Although at one point the Pacman corner—after two epic ring battles—has already dismissed the Marquez question as answered, a third serving continues to draw so much interest for several reasons. One is what should be an obvious appreciation of the drawing potential of a third—and hopefully deciding—match at the box office. Another is pride of the Americas. And still another arises from the strategic positioning in the rivalry between the Golden Boy where Marquez belongs and Bob Arum’s Top Rank, to which Pacman is associated.

Pacman fans feel that Marquez does not have what it takes to beat Manny. Marquez should have lost the first time they met, but one judge who obviously did not know how to count or who probably forgotten what the rules say came to his rescue. Marquez salvaged a draw and kept his junior lightweight title which at the time was at stake. The second fight was also close, but the judges ruled that Pacman won it.

Marquez fans on the other hand think that Marquez won both fights. They claim that their fighter is a far superior boxer, technically and in terms of ringmanship (whatever that means), and as shown by his hitting Pacman with more precise, if not more telling, shots. (Maybe somebody should devise an alternative scoring scheme for fights that go the full distance, like looking at whose face gets more distorted at the end of the fight, or which boxer looks more spent and is gasping for more oxygen, etc.—but that would be another story.)

The inconclusiveness of the results of the two Pacman-Marquez fights is such that one wonders if both camps of Pacman and Marquez, or whoever boxing gods may exist out there, may have fixed the outcome so that a third fight can be this compelling. The succeeding forays by both fighters in the heavier lightweight division against separate opponents have produced impressive performances—Pacquiao stopping David Diaz in 9 and Marquez demolishing Casmayor in 11—all the more whetted the appetite of boxing fans for Pacman and Marquez to rumble one more time.

Some writers have declared that a Pacman-Marquez trilogy has now become a must.
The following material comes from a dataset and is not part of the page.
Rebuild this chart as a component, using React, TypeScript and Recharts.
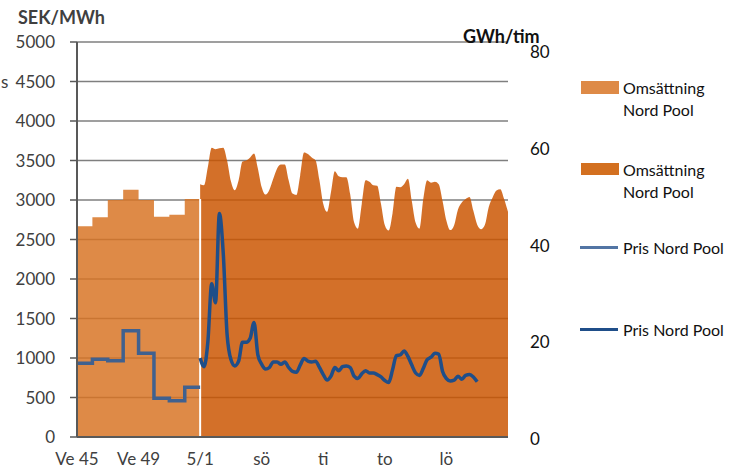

And observers will probably note that proponents of such a necessity mostly come from the Americas (particularly the North and Latin America). The Pacman has demolished the greatest boxers that America can shove in front of him atop the ring. It seems Marquez is the only one there is that can check American humiliation. While these proponents anticipate Pacman’s surrender at the hands of Oscar come December 6, they also concede that Pacman’s handicap in size does not inspire redemption for American pride.

People with a flair for commerce are also attracted to the what a Pacman-Marquez 3 can offer in terms of dollars. Such a dream fight has captured the imagination of boxing fans that it is easy to figure out the millions ready to come out and pay for it. But even here money makers will have to thank Pacman for a potential market that has grown dramatically huge. For challenging Oscar and the odds, Pacman has stoked the fire and passion for boxing as a sports spectacle the world has not seen since Henry Armstrong and Roberto Duran. Pacman simply has no match in the ring, and in projecting himself outside of it; he looms twice or thrice a draw after December 6.

Finally, Pacman and Marquez constitute a proxy war between the leading fight promoters today—Top Rank and Golden Boy. Like a tree that gets known and valued by the fruit it bears, promoters keep and expand their markets by the fighters they keep. Let no one forget that both promotion outfits had early on fought tooth and nail to lock Pacman into their stables, which makes the issues surrounding Pacman, Oscar, Marquez, Arum, among others, partake of something personal of some individuals concerned. But beyond all of the personal swipes that marred their professional ties lies the need to map their future. This is about strategy. Schaefer has laid the basis for it by baiting Pacman to face Marquez. But this has nothing to do with American pride. This has everything to do with commerce.